また、65歳以上で体温を適切に保ちにくいとされている高齢者の方や、逆に15歳未満で体温調節機能が十分でない若年者の方はより、起こしやすいと言われています。
そういえば、院長は中学生時代バレーボール部におりました。室内競技ですので、夏でも暗幕をかけて風が通らない体育館で練習をしていました。更に、途中で水分をとると根性がつかないので禁止されていました。今はおそらくどのようなスポーツでも水分補給が推奨されていると思いますが…。
②熱中症の予防法
実は、熱中症は気温だけでなく、湿度からも大きく影響を受けます。
また、普段でしたら問題のない気温でも、寝不足や体調不良などで「いつもだったら大丈夫だったのに」が通じないときもありますので、まずは無理をせず、しっかり体調管理をすることが大切です。
糖尿病や高血圧症の薬を内服されている方は、薬によっては排尿を促して治療する薬もありますので要注意です。
具体的な予防策としては、まずは室内をを適切な温度・湿度にすることです。
エアコンなどで室温を28℃以下、湿度を70%以下にすることが一つの目安になります。また、こまめな水分補給が大切になります。しかし、ここで、水分といっても何で補給するのかが重要になりますので、これは③の熱中症の治療法で詳しく書かせて頂きます。
また、真夏日などあらかじめ暑くなることが分かっている日は、極力外出を避けることも大切です。
③熱中症の治療法
熱中症には、軽度から重度まで3段階のレベルで症状が出ます。
<Ⅱ度の症状が出ている場合>
基本的にはⅠ度と、同様の応急処置をします。
上記の手当てをしても改善しなければ、すぐに医療機関で受診をおすすめいたします。
特に汗がでなくなってきたら、それはⅢ度に入りかけている危険なサインです。
<Ⅲ度の症状の場合>
各臓器の機能が低下し、命が危険に及ぶこともあります。救急車を呼ぶことが望ましいです。
<そのほか一般的なこと>
■服装■
熱中症を予防するためには、服装にも工夫が必要です。黒系の色の服や風通しが悪い素材の服は熱がこもって体温
の上昇を招く可能性があるため、白系がおすすめです。汗を吸収する素材、通気性が良く汗が早く乾く素材のもの
にし、帽子を忘れずに着用しましょう。
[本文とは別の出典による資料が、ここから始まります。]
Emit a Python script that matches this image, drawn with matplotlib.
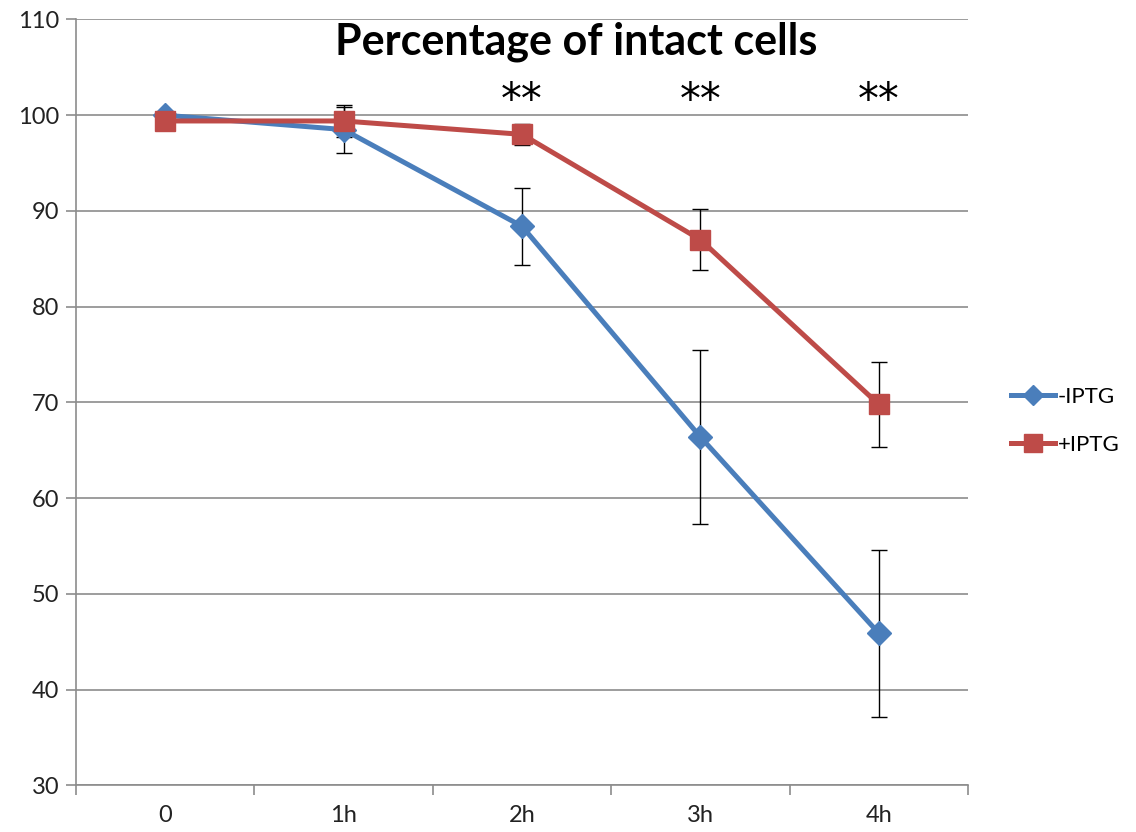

また、日焼け防止でも使われる日傘も、直射日光を避けることができます
ので、おすすめいたします。
■水分■
こまめに水分を補給するために飲み物の持参は必須です。
1時間に250mlほどを2〜4回に分けて飲みます。
飲み物は水や麦茶で問題ありませんが、水分量に対して、0.2%ほどの塩分、糖分を摂取するようにします。
*糖尿病患者さんの場合*
色々なCMでスポーツドリンクなどが宣伝されており、熱中症予防を啓発しております。
ただ、スポーツドリンクには糖分が非常に多く含まれております。
多量に摂取しすぎると「ペットボトル症候群(ソフトドリンクケトーシス)」という、重症な病気を引き起こすことがあります。これは、ペットボトルの中の多量の糖分のため、高血糖となり、相対的にインスリン不足となり、結果としてケトンという毒が産生され、意識障害や致死的な状態に進行してしまいます。
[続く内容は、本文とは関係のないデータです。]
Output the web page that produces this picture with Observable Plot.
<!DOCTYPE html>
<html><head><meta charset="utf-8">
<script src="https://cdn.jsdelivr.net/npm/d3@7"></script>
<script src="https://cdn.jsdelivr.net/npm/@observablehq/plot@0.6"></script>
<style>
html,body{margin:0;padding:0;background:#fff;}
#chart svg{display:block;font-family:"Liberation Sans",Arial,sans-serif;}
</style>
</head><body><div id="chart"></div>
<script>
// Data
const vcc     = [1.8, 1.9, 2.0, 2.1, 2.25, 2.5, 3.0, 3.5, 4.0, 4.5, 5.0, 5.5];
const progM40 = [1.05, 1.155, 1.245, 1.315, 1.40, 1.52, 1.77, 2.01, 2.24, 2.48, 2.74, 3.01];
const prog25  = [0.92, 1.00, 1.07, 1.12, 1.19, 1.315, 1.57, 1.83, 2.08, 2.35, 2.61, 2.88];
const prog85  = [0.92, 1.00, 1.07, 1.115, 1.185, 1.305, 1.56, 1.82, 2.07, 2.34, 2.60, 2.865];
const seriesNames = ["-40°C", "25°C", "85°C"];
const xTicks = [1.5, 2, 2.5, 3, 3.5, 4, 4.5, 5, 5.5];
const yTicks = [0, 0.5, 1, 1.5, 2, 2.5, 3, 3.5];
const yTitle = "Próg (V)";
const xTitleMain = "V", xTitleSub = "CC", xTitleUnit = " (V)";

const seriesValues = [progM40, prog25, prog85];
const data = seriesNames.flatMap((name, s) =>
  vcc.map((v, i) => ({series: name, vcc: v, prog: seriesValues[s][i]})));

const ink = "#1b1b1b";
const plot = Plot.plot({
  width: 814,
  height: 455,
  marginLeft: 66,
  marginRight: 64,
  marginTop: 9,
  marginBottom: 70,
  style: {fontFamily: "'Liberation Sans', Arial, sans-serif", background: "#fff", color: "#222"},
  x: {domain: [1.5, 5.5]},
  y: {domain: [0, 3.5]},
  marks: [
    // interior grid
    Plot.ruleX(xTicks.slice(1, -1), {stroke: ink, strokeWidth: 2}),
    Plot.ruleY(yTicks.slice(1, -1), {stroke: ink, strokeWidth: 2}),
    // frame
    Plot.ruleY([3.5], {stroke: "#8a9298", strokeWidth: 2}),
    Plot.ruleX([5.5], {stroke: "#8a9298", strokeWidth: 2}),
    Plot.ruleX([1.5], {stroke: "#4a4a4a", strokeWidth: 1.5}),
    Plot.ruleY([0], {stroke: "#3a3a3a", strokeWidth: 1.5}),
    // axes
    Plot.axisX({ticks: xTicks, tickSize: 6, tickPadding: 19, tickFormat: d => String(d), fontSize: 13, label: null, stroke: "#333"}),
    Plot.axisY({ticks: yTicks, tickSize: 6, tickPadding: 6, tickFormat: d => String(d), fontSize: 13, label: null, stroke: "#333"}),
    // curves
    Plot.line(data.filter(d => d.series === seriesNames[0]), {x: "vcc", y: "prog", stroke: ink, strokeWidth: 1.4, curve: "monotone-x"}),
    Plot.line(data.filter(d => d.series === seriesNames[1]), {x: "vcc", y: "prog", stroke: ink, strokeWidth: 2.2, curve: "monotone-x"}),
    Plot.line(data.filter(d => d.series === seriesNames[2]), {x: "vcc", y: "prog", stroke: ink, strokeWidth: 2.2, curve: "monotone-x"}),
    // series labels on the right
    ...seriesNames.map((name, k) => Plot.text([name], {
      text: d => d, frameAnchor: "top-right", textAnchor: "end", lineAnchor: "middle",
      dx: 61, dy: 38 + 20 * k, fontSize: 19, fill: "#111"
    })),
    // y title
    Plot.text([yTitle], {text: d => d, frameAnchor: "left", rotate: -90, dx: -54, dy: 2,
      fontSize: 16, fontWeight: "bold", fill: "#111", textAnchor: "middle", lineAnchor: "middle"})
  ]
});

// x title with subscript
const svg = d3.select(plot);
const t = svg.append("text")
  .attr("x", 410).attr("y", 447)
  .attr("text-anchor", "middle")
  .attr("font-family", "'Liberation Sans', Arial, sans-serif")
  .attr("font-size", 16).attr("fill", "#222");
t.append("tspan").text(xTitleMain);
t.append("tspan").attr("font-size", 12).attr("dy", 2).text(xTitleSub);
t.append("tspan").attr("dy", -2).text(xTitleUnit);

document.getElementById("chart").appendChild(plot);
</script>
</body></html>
また、仮に砂糖が含まれていなくても、紅茶、緑茶、コーヒーなどカフェインを含む飲み物、ビールなどアルコール類は利尿作用があり、脱水を進行させますので、中止してください。
塩タブレットも塩の補給とともに、かなり砂糖も含まれていますので要注意です。
私の外来では、カフェインが含まれておらず、ミネラルが入っている「麦茶」を、塩分は「梅干し」などでとることを推奨しております。